The results of the fluidity test are shown in FIGS. 3 to 5. FIG. 3 shows that fluidity lowers rapidly as the value of D/T increases beyond 0.13, while the fluidity remains stable at a satisfactory level when the value of D/T is within 0.1. FIG. 4 shows that a velocity V lower than 30 m/s results in very low fluidity while a velocity V not lower than 50 m/s results in a flow length longer than 200 mm that is empirically considered to be desirable, and makes it possible to reliably achieve high quality. FIG. 5 shows that fluidity lowers significantly as the value of Fs×D increases beyond 1500, while a value of Fs×D not higher than 800 results in a flow length longer than 200 mm, thus making it possible to further improve the quality.

Next, a mold cavity 13 having a substantially rectangular box shape measuring 120 mm by 70 mm by 1 mm was formed as shown in FIG. 7. In FIG. 7, the cavity is connected to a product gate 17, an overflow gate 18 and an overflow groove 19. The ratio To/Tg of the thickness of the overflow gate portion to the thickness of the product gate portion was changed so as to examine the change in ratio γo/γg of the specific gravity γo of a region of the product portion around the overflow gate 18 (a region within 10 mm from the overflow gate 18) to the specific gravity γg of a region around the product gate 17 (a region within 10 mm from the product gate 17).

The results of the specific gravity measuring test are shown in FIG. 8. It is shown that the ratio γo/γg decreases as the ratio To/Tg is higher than 1∅ It is supposed that the ratio γo/γg decreases due to gas occupying a space near the overflow gate because it is difficult for the gas to enter the space near the product gate and the specific gravity thereof remains stable. Consequently, an excessively high value of To/Tg leads to poor degassing to the overflow groove, resulting in lower quality of the product portion near the overflow gate.

Then, the effect of the solid fraction Fs on the change in the amount of warp of the product portion of an article molded with the mold shown in FIG. 7 was examined. The amount of warp was measured in terms of the deviation of a substantially central position of the product portion from a reference line connecting both end portions.

The results of the warp measuring test are shown in FIG. 10. It is shown that the amount of warp exceeds 0.3 mm when the value of Fs is less than 3%, making the molded article unsuitable for practical use.

According to the invention as described above, when producing the thin molded product by injecting molten metal in a semi-melting state into the cavity of the mold, the grain size of the solid phase, which is the average diameter of solid phase of the molten metal, is set to not more than 0.13 times the average thickness of the product portion of the thin molded product corresponding to the cavity, thus making it possible to improve the molten metal fluidity and thereby improve the quality of the thin molded product.

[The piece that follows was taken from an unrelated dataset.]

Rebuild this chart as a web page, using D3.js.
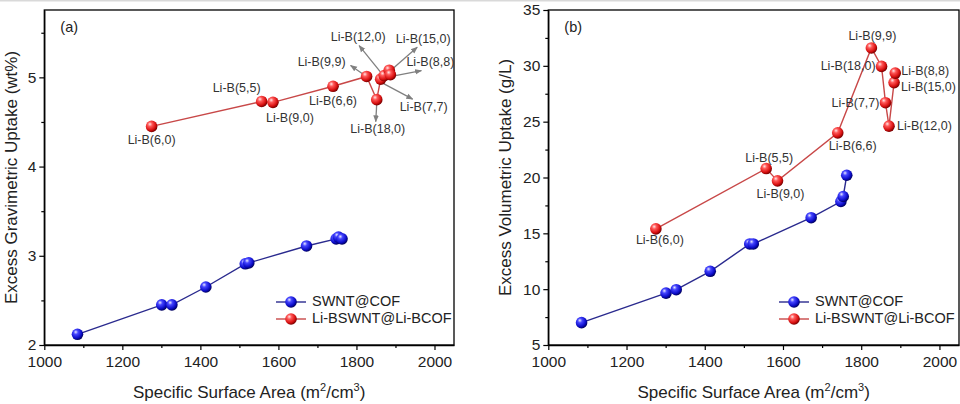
<!DOCTYPE html>
<html><head><meta charset="utf-8">
<script src="https://cdn.jsdelivr.net/npm/d3@7/dist/d3.min.js"></script>
<style>
html,body{margin:0;padding:0;background:#fff;}
svg{display:block;font-family:"Liberation Sans",Arial,sans-serif;}
</style></head>
<body><svg id="chart" width="960" height="404"></svg>
<script>
// ---------- data ----------
const swntNames = ["SWNT1","SWNT2","SWNT3","SWNT4","SWNT5","SWNT6","SWNT7","SWNT8","SWNT9","SWNT10"];
const swntArea = [1085, 1301, 1327, 1414, 1515, 1524, 1672, 1748, 1754, 1763];
const swntGrav = [2.12, 2.45, 2.45, 2.65, 2.91, 2.92, 3.11, 3.19, 3.21, 3.19];
const swntVol  = [7.0, 9.65, 9.95, 11.6, 14.05, 14.05, 16.4, 17.85, 18.3, 20.2];

const liNames = ["Li-B(6,0)","Li-B(5,5)","Li-B(9,0)","Li-B(6,6)","Li-B(9,9)","Li-B(18,0)","Li-B(7,7)","Li-B(12,0)","Li-B(15,0)","Li-B(8,8)"];
const liArea = [1275, 1557, 1586, 1740, 1826, 1852, 1862, 1871, 1884, 1887];
const liGrav = [4.45, 4.73, 4.72, 4.90, 5.01, 4.75, 4.98, 5.02, 5.08, 5.03];
const liVol  = [15.4, 20.8, 19.7, 24.0, 31.6, 29.95, 26.7, 24.6, 28.5, 29.35];

const seriesNames = ["SWNT@COF", "Li-BSWNT@Li-BCOF"];
const xTicks = [1000, 1200, 1400, 1600, 1800, 2000];
const gravTicks = [2, 3, 4, 5];
const volTicks = [5, 10, 15, 20, 25, 30, 35];

// ---------- drawing ----------
const svg = d3.select("#chart");
svg.append("rect").attr("x",0).attr("y",0).attr("width",960).attr("height",1.5).attr("fill","#d9d9d9");

const defs = svg.append("defs");
function grad(id, c0, c1, c2, c3){
  const g = defs.append("radialGradient").attr("id",id).attr("cx","38%").attr("cy","35%").attr("r","65%").attr("fx","35%").attr("fy","30%");
  g.append("stop").attr("offset","0%").attr("stop-color",c0);
  g.append("stop").attr("offset","30%").attr("stop-color",c1);
  g.append("stop").attr("offset","75%").attr("stop-color",c2);
  g.append("stop").attr("offset","100%").attr("stop-color",c3);
}
grad("gBlue","#e8e8ff","#4545ff","#0c0cc8","#000060");
grad("gRed","#ffe6e6","#ff5858","#d81010","#7a0000");
const arrowM = defs.append("marker").attr("id","arr").attr("viewBox","0 0 10 10").attr("refX",9).attr("refY",5)
  .attr("markerWidth",7).attr("markerHeight",7).attr("orient","auto").attr("markerUnits","userSpaceOnUse");
arrowM.append("path").attr("d","M0,1 L10,5 L0,9 Z").attr("fill","#808080");

const blueLine = "#2a2a8e", redLine = "#c84848";

function panel(opt){
  const g = svg.append("g");
  const x = d3.scaleLinear().domain([1000, 2050]).range([opt.left, opt.right]);
  const y = d3.scaleLinear().domain(opt.yDomain).range([345, 10]);
  g.append("rect").attr("x",opt.left).attr("y",10).attr("width",opt.right-opt.left).attr("height",335)
    .attr("fill","none").attr("stroke","#000").attr("stroke-width",1.3);
  const ax = g.append("g").attr("transform","translate(0,345)")
    .call(d3.axisBottom(x).tickValues(xTicks).tickSize(5).tickSizeOuter(0).tickPadding(6).tickFormat(d3.format("d")));
  const axm = g.append("g").attr("transform","translate(0,345)")
    .call(d3.axisBottom(x).tickValues(d3.range(1100,2050,200)).tickSize(3).tickFormat(""));
  const ay = g.append("g").attr("transform",`translate(${opt.left},0)`)
    .call(d3.axisLeft(y).tickValues(opt.yTicks).tickSize(5).tickSizeOuter(0).tickPadding(3).tickFormat(d3.format("d")));
  const aym = g.append("g").attr("transform",`translate(${opt.left},0)`)
    .call(d3.axisLeft(y).tickValues(opt.yMinor).tickSize(3).tickFormat(""));
  [ax,axm,ay,aym].forEach(a=>{
    a.selectAll(".domain").attr("stroke","#000").attr("stroke-width",1.3);
    a.selectAll(".tick line").attr("stroke","#000").attr("stroke-width",1.2);
    a.selectAll(".tick text").attr("font-size",15.5).attr("fill","#222").attr("font-family","Liberation Sans, Arial, sans-serif");
  });
  axm.select(".domain").remove(); aym.select(".domain").remove();
  const xt = g.append("text").attr("x",(opt.left+opt.right)/2).attr("y",398).attr("text-anchor","middle")
    .attr("font-size",17).attr("fill","#222");
  xt.append("tspan").text("Specific Surface Area (m");
  xt.append("tspan").text("2").attr("font-size",11).attr("dy",-7);
  xt.append("tspan").text("/cm").attr("dy",7);
  xt.append("tspan").text("3").attr("font-size",11).attr("dy",-7);
  xt.append("tspan").text(")").attr("dy",7);
  g.append("text").attr("transform",`translate(${opt.yTitleX},177.5) rotate(-90)`).attr("text-anchor","middle")
    .attr("dominant-baseline","middle").attr("font-size",17).attr("fill","#222").text(opt.yTitle);
  g.append("text").attr("x",opt.left+16).attr("y",32).attr("font-size",14.5).attr("fill","#222").text(opt.tag);

  const series = [
    {xs: swntArea, ys: opt.blueY, color: blueLine, fill:"url(#gBlue)"},
    {xs: liArea, ys: opt.redY, color: redLine, fill:"url(#gRed)"}
  ];
  const line = d3.line().x(d=>x(d[0])).y(d=>y(d[1]));
  series.forEach(s=>{
    const pts = s.xs.map((v,i)=>[v, s.ys[i]]);
    g.append("path").attr("d",line(pts)).attr("fill","none").attr("stroke",s.color).attr("stroke-width",1.4);
  });
  liNames.forEach((name,i)=>{
    const px = x(liArea[i]), py = y(opt.redY[i]);
    const a = opt.labels[name];
    if (a.arrow){
      g.append("line").attr("x1",px+a.arrow[0]).attr("y1",py+a.arrow[1]).attr("x2",px+a.arrow[2]).attr("y2",py+a.arrow[3])
        .attr("stroke","#808080").attr("stroke-width",1.3).attr("marker-end","url(#arr)");
    }
  });
  series.forEach(s=>{
    g.selectAll(null).data(s.xs.map((v,i)=>[v, s.ys[i]])).enter().append("circle")
      .attr("cx",d=>x(d[0])).attr("cy",d=>y(d[1])).attr("r",5.8).attr("fill",s.fill);
  });
  liNames.forEach((name,i)=>{
    const px = x(liArea[i]), py = y(opt.redY[i]);
    const a = opt.labels[name];
    g.append("text").attr("x",px+a.dx).attr("y",py+a.dy).attr("text-anchor",a.anchor||"middle")
      .attr("dominant-baseline","middle").attr("font-size",12.5).attr("fill","#333").text(name);
  });
  seriesNames.forEach((n,i)=>{
    const ly = 302 + i*17, lx = opt.legendX;
    g.append("line").attr("x1",lx).attr("x2",lx+30).attr("y1",ly).attr("y2",ly).attr("stroke",series[i].color).attr("stroke-width",1.4);
    g.append("circle").attr("cx",lx+15).attr("cy",ly).attr("r",5.8).attr("fill",series[i].fill);
    g.append("text").attr("x",lx+36).attr("y",ly).attr("dominant-baseline","middle").attr("font-size",14.5).attr("fill","#222").text(n);
  });
}

panel({
  left: 44.3, right: 454, yDomain: [2, 5.755], yTicks: gravTicks, yMinor: [2.5,3.5,4.5,5.5],
  blueY: swntGrav, redY: liGrav, yTitle: "Excess Gravimetric Uptake (wt%)", yTitleX: 13, tag: "(a)", legendX: 276,
  labels: {
    "Li-B(6,0)": {dx:0, dy:14},
    "Li-B(5,5)": {dx:-25, dy:-13},
    "Li-B(9,0)": {dx:17, dy:16},
    "Li-B(6,6)": {dx:0, dy:15},
    "Li-B(9,9)": {dx:-45, dy:-14, arrow:[-3,-2,-16,-11]},
    "Li-B(18,0)": {dx:1, dy:30, arrow:[0,4,-1,22]},
    "Li-B(7,7)": {dx:43, dy:29, arrow:[2,4,32,20]},
    "Li-B(12,0)": {dx:-26, dy:-38, arrow:[-4,-4,-25,-30]},
    "Li-B(15,0)": {dx:34, dy:-31, arrow:[4,-2,28,-23]},
    "Li-B(8,8)": {dx:40, dy:-12, arrow:[5,1,31,-4]}
  }
});
panel({
  left: 548.3, right: 959, yDomain: [5, 35], yTicks: volTicks, yMinor: [7.5,12.5,17.5,22.5,27.5,32.5],
  blueY: swntVol, redY: liVol, yTitle: "Excess Volumetric Uptake (g/L)", yTitleX: 507, tag: "(b)", legendX: 779,
  labels: {
    "Li-B(6,0)": {dx:4, dy:12},
    "Li-B(5,5)": {dx:3, dy:-10},
    "Li-B(9,0)": {dx:3, dy:14},
    "Li-B(6,6)": {dx:15, dy:14},
    "Li-B(9,9)": {dx:1, dy:-11},
    "Li-B(18,0)": {dx:-6, dy:0, anchor:"end"},
    "Li-B(7,7)": {dx:-6, dy:1, anchor:"end"},
    "Li-B(12,0)": {dx:8, dy:1, anchor:"start"},
    "Li-B(15,0)": {dx:7, dy:5, anchor:"start"},
    "Li-B(8,8)": {dx:6, dy:-1, anchor:"start"}
  }
});
</script></body></html>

According to the invention the molten metal velocity at the product gate is set to not less than 30 m/s thus making it possible to further improve the quality of the thin molded product.

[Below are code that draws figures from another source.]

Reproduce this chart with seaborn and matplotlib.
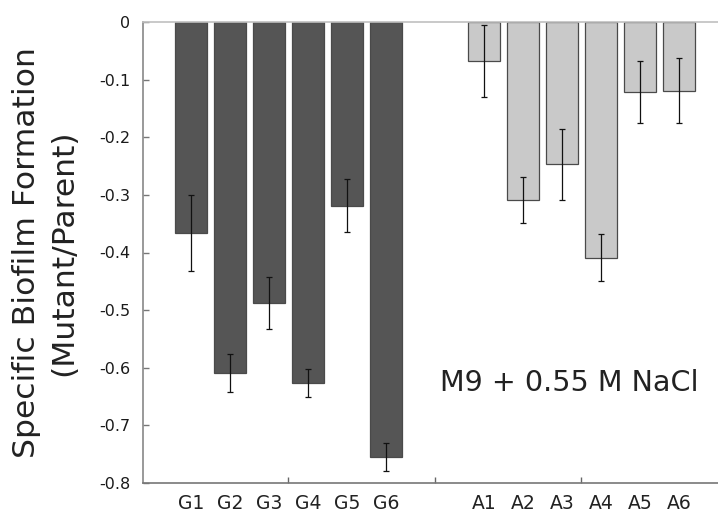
import numpy as np
import pandas as pd
import matplotlib
matplotlib.use("Agg")
import matplotlib.pyplot as plt
import seaborn as sns

# values
g_labels = ["G1", "G2", "G3", "G4", "G5", "G6"]
g_values = [-0.366, -0.609, -0.488, -0.627, -0.319, -0.755]
g_errors = [0.066, 0.033, 0.045, 0.024, 0.046, 0.025]

a_labels = ["A1", "A2", "A3", "A4", "A5", "A6"]
a_values = [-0.068, -0.309, -0.247, -0.409, -0.122, -0.119]
a_errors = [0.063, 0.040, 0.062, 0.041, 0.054, 0.056]

y_ticks = [0, -0.1, -0.2, -0.3, -0.4, -0.5, -0.6, -0.7, -0.8]

sns.set_theme(style="white")
plt.rcParams["font.family"] = ["DejaVu Sans"]

# two groups with a gap between them
g_pos = np.arange(len(g_labels), dtype=float)
a_pos = np.arange(len(a_labels), dtype=float) + len(g_labels) + 1.5

df = pd.DataFrame({
    "label": g_labels + a_labels,
    "value": g_values + a_values,
    "err": g_errors + a_errors,
    "pos": np.concatenate([g_pos, a_pos]),
    "group": ["G"] * len(g_labels) + ["A"] * len(a_labels),
})

fig = plt.figure(figsize=(7.18, 5.15), dpi=100)
ax = fig.add_axes([143 / 718, 32 / 515, 575 / 718, 461 / 515])

sns.barplot(data=df, x="pos", y="value", hue="group", native_scale=True,
            palette={"G": "#555555", "A": "#c9c9c9"}, dodge=False,
            width=0.82, edgecolor="#4a4a4a", linewidth=0.9, legend=False,
            errorbar=None, ax=ax)

ax.errorbar(df["pos"], df["value"], yerr=df["err"], fmt="none",
            ecolor="#111111", elinewidth=0.9, capsize=2.5, capthick=0.9)

ax.set_xlim(-1.24, 13.5)
ax.set_ylim(-0.8, 0)

ax.set_xticks(df["pos"])
ax.set_xticklabels(df["label"], fontsize=13.5, color="#222222")
ax.set_xticks([2.47, 6.24, 9.99], minor=True)
ax.tick_params(axis="x", which="major", length=0, pad=8)
ax.tick_params(axis="x", which="minor", direction="in", length=4,
               width=1, color="#666666", bottom=True)

ax.set_yticks(y_ticks)
ax.set_yticklabels([f"{v:g}" for v in y_ticks], fontsize=11.5, color="#1a1a1a")
ax.tick_params(axis="y", direction="in", length=4, width=1,
               color="#777777", left=True, pad=9)

ax.set_xlabel("")
ax.set_ylabel("Specific Biofilm Formation\n(Mutant/Parent)", fontsize=22.6,
              linespacing=1.37, va="center", color="#222222")
ax.yaxis.set_label_coords(-0.170, 0.5)

ax.text(0.741, 0.217, "M9 + 0.55 M NaCl", transform=ax.transAxes,
        fontsize=20.6, ha="center", va="center", color="#222222")

ax.spines["right"].set_visible(False)
ax.spines["top"].set_color("#c0c0c0")
ax.spines["left"].set_color("#888888")
ax.spines["bottom"].set_color("#777777")
for side in ["top", "left", "bottom"]:
    ax.spines[side].set_linewidth(1.2)

fig.savefig("out.png", dpi=100)
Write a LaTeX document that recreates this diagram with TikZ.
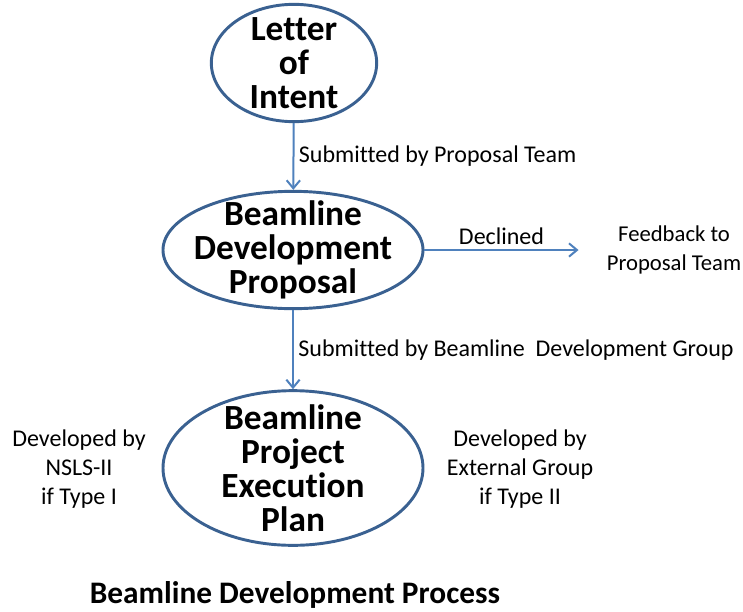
\documentclass[tikz,border=0pt]{standalone}
\usepackage{fontspec}
\setmainfont{Carlito}[Ligatures=CommonOff]
\usetikzlibrary{positioning,shapes.geometric,arrows.meta}

\definecolor{rim}{HTML}{3A6191}
\definecolor{flow}{HTML}{4F81BD}

\begin{document}
\begin{tikzpicture}[
x=0.75pt, y=-0.75pt,
stage/.style={ellipse, draw=rim, line width=2.2pt, inner sep=0pt},
stagetext/.style={align=center, inner sep=0pt, font=\fontsize{26.5}{25.5}\selectfont\bfseries},
note/.style={align=center, text=black, font=\fontsize{18}{21.5}\selectfont},
>={Straight Barb[length=6pt, width=10pt]}
]
\useasboundingbox (0,0) rectangle (743,611);

\node (loi) [stage, minimum width=124pt, minimum height=88pt,
  label={[stagetext]center:Letter\\of\\Intent}] at (294,63) {};

\node (bdp) [stage, minimum width=195pt, minimum height=88pt,
  label={[stagetext]center:Beamline\\Development\\Proposal}] at (293,250) {};

\node (pep) [stage, minimum width=195pt, minimum height=116pt,
  label={[stagetext]center:Beamline\\Project\\Execution\\Plan}] at (293,468) {};

\node (fb) [note, font=\fontsize{17}{21.5}\selectfont, inner xsep=21pt] at (674,250) {Feedback to\\Proposal Team};

\node (type1) [note] at (79,469) {Developed by\\NSLS-II\\if Type I};
\node (type2) [note] at (520,469) {Developed by\\External Group\\if Type II};

\node (title) [font=\fontsize{23.5}{26}\selectfont\bfseries] at (295,595) {Beamline Development Process};

\draw[->, flow, line width=1.5pt] (loi) -- (bdp) node[note, midway, right] {Submitted by Proposal Team};
\draw[->, flow, line width=1.5pt] (bdp) -- (pep) node[note, midway, right] {Submitted by Beamline\ \ Development Group};
\draw[->, flow, line width=1.5pt] (bdp) -- (fb) node[note, midway, above] {Declined};

\end{tikzpicture}
\end{document}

According to the invention the solid fraction Fs (%) of the molten metal and grain size of the solid phase D (μm) of the molten metal are set to satisfy the following relationship Fs×D≦1500, thus making it possible to further enhance the effects of the invention.

According to the invention the solid fraction of the molten metal is set within a range from 3 to 40%, thus making it possible to maintain better quality of the thin molded product while minimizing deformation thereof.

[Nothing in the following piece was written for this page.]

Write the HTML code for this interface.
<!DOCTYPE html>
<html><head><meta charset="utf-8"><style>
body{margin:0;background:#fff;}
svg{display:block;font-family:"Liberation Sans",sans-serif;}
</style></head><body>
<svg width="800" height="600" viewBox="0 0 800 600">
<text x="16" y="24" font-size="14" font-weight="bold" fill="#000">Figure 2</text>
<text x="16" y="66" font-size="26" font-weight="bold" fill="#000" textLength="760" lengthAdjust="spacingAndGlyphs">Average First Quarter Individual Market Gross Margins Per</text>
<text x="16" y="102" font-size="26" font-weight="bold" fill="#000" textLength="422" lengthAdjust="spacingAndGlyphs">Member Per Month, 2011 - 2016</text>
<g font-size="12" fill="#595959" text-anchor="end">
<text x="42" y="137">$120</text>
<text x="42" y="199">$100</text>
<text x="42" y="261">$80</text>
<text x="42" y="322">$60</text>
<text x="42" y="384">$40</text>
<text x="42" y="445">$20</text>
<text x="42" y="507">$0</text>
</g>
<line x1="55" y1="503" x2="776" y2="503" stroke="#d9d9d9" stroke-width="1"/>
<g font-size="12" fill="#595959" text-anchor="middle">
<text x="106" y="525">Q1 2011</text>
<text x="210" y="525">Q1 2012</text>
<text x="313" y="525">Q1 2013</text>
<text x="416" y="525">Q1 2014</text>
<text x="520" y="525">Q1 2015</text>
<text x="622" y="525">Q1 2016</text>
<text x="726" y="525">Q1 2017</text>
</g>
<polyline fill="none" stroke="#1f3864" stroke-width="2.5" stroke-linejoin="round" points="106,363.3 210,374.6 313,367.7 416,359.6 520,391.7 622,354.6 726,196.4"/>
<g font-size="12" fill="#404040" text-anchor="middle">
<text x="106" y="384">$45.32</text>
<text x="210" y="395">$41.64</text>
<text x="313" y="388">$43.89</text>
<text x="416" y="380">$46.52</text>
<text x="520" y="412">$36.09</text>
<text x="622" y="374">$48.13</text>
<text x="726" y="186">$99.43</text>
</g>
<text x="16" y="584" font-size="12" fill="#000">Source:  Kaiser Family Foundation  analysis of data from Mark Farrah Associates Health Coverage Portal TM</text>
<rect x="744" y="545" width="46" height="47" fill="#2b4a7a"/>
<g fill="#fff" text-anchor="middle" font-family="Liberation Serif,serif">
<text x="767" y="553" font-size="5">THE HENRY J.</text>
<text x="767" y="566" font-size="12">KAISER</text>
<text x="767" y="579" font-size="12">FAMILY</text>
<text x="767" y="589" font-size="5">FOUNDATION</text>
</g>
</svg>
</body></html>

According to the invention the overflow gate is provided in the mold at a position opposite to the product gate with respect to the cavity, and the thickness of an overflow gate portion of the thin molded product corresponding to the overflow gate is set to a value within a range from 0.1 to 1.0 times the thickness of the product gate portion of the product gate, thus making it possible to achieve satisfactory degassing to the overflow groove and thereby improve the quality of the product portion of the thin molded product as a whole.

Claims

1. A method for semi-molten metal injection molding of a thin molded product, the method comprising the steps of:

preparing a semi-molten mixture which is a magnesium alloy, wherein the semi-molten metal mixture is formed in a cylinder by heating and semi-melting the material charged by a screw from the back side of the cylinder while the screw is agitating the material in the cylinder;

injecting the semi-molten metal mixture into a mold cavity in the mold wherein the semi-molten metal mixture is pressurized in a front end portion in the cylinder by pushing the screw toward the nozzle of the cylinder, and injected from the nozzle into the mold cavity through a product gate which is throttled in the mold communicated to the nozzle,

wherein the mold cavity comprises a product portion for molding the thin molded product which portion has at least one of a wall thickness, between opposite surfaces thereof, of not more than 1.5 mm in 50% or more of the surface area of a product portion and a wall thickness, between opposite surface thereof, in a ratio of not more than 0.75 mm of the volume in mm³ of the product portion divided by the area in mm² of both opposite surfaces of the product portion, and the semi-molten metal mixture injected into the product portion has an average grain size of a solid phase set to be not more than 0.13 times an average thickness of the product portion,

solidifying the semi-molten metal mixture in the mold cavity to mold the thin molded product in the product portion of the mold cavity; and

releasing the thin molded product from the product portion of the mold.

2. The method according to claim 1, wherein a velocity of the semi-molten metal at the product gate is set to not less than 30 m/s.

3. The method according to claim 1, wherein a solid fraction Fs (%) of the molten metal and the grain size of 15 the solid phase D (μm) of the molten metal are set so as to satisfy the relationship: Fs×D≦1500.

4. The method according to claim 3, wherein a fraction solid in the molten metal to be injected is set within a range of 3 to 40%.

5. The method according to claim 1, wherein an overflow gate is provided in the mold at a opposite position of the cavity to the product gate, and a thickness of an overflow gate portion of the thin molded product corresponding to the overflow gate is set to be within a range from 0.1 to 1.0 times a thickness of a product gate portion corresponding to the product gate.